Required work
Retype the data exactly, from its first line to the line containing "from matplotlib.ticker import MultipleLocator", including both, and skip any picture.

## Begin Raw records

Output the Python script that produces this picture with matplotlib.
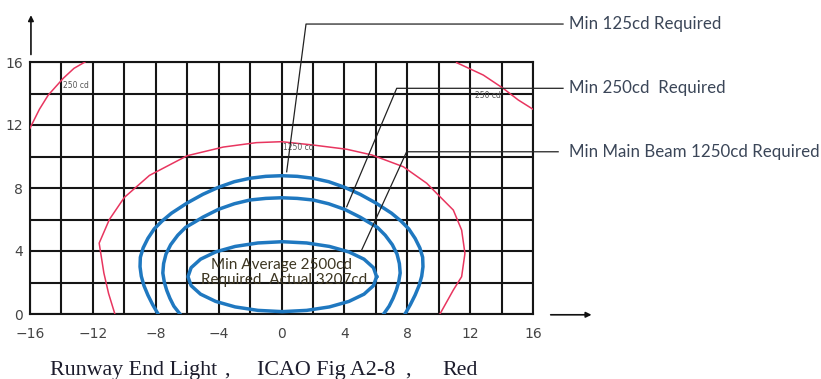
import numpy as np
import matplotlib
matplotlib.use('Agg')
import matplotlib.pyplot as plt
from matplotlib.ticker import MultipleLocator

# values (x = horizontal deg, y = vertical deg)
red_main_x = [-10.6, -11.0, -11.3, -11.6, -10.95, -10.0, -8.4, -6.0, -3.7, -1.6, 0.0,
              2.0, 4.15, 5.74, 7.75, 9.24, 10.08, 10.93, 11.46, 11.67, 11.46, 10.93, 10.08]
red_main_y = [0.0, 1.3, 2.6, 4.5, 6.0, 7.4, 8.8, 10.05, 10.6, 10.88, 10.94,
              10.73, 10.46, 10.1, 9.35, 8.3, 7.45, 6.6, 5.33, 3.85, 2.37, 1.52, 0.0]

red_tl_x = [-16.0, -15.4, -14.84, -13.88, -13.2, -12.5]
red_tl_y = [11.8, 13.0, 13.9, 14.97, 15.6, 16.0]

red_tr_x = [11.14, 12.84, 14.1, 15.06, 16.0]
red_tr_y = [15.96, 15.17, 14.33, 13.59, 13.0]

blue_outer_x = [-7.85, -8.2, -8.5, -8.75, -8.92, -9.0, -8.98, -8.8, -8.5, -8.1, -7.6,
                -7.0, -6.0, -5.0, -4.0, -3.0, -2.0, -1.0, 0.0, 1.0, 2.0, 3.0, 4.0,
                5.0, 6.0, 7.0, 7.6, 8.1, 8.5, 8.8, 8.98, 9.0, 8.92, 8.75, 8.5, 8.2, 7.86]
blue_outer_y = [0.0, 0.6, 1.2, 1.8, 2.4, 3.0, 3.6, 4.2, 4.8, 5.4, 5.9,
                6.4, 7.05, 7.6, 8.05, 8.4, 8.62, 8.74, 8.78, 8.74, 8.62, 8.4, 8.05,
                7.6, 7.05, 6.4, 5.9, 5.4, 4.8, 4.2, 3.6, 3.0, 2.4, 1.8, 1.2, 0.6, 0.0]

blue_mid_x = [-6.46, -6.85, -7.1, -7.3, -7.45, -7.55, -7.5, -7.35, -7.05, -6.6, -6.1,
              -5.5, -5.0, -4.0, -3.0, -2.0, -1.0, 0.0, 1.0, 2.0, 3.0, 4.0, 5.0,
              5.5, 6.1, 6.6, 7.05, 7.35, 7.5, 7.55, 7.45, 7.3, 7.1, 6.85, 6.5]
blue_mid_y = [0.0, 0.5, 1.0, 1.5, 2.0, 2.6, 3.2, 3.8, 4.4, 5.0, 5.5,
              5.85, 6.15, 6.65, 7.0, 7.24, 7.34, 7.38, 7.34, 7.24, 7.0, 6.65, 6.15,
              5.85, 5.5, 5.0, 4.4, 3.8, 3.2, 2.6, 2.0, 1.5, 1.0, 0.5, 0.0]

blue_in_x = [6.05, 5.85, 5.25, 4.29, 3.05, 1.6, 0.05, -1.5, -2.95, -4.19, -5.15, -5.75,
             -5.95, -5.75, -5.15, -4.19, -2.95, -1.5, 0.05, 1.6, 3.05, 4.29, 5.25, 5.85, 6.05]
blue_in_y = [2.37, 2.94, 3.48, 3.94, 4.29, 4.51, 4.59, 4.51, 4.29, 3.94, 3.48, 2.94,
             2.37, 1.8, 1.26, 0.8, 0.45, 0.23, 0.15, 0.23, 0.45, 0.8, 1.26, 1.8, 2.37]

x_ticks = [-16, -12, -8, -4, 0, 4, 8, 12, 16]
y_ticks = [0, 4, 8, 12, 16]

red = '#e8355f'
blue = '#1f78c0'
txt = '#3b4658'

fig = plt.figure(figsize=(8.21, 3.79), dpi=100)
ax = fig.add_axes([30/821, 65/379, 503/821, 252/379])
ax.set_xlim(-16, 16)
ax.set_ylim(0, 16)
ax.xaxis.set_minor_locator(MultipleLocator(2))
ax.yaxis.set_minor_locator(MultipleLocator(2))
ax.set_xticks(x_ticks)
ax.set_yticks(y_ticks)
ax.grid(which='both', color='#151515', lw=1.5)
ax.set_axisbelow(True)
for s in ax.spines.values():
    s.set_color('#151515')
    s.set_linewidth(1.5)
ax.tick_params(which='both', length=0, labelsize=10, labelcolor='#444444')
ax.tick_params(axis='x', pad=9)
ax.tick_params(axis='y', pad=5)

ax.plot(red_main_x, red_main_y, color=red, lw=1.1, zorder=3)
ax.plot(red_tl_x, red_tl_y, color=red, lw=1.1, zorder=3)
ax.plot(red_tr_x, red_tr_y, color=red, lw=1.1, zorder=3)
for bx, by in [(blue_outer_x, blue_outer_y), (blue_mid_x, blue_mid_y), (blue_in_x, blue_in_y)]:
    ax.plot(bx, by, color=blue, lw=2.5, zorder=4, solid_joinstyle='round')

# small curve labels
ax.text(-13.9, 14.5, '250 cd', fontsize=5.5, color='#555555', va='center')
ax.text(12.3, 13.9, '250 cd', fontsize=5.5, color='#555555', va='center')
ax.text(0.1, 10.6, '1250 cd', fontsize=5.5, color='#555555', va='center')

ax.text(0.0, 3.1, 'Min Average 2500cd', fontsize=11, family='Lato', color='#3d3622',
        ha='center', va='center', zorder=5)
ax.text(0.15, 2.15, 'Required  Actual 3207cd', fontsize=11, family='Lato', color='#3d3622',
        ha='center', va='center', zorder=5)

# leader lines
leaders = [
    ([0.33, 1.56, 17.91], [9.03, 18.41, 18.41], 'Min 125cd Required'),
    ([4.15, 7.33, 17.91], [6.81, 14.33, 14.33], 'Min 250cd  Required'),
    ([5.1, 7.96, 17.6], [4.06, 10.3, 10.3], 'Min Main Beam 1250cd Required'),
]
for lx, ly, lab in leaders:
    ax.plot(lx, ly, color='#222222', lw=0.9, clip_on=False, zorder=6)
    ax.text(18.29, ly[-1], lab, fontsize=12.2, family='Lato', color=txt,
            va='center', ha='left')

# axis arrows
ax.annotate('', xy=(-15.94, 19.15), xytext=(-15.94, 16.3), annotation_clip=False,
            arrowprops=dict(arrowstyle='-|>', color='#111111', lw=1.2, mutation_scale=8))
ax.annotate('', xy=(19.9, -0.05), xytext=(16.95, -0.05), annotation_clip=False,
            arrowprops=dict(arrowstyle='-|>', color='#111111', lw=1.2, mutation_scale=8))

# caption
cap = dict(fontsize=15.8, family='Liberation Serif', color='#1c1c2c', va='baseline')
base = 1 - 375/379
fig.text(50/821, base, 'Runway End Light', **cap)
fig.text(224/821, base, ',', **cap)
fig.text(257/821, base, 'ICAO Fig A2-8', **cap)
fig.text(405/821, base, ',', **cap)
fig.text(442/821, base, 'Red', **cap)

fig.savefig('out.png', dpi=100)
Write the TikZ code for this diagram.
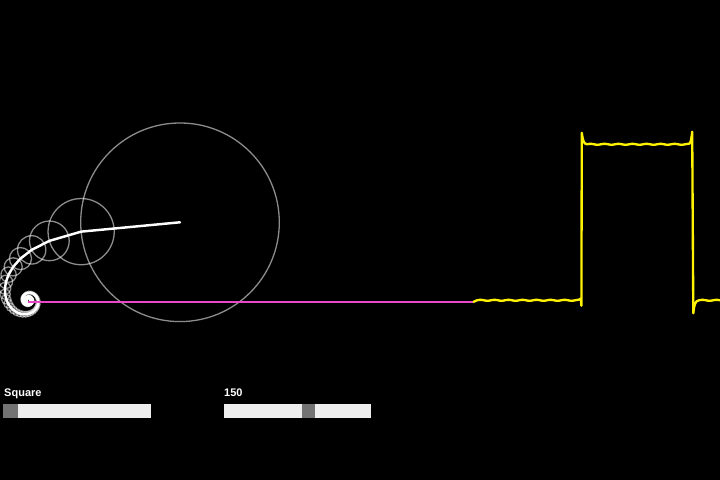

## End Raw records

Exercise result
Output the Python script that produces this picture with matplotlib.
import numpy as np
import matplotlib
matplotlib.use('Agg')
import matplotlib.pyplot as plt
from matplotlib.ticker import MultipleLocator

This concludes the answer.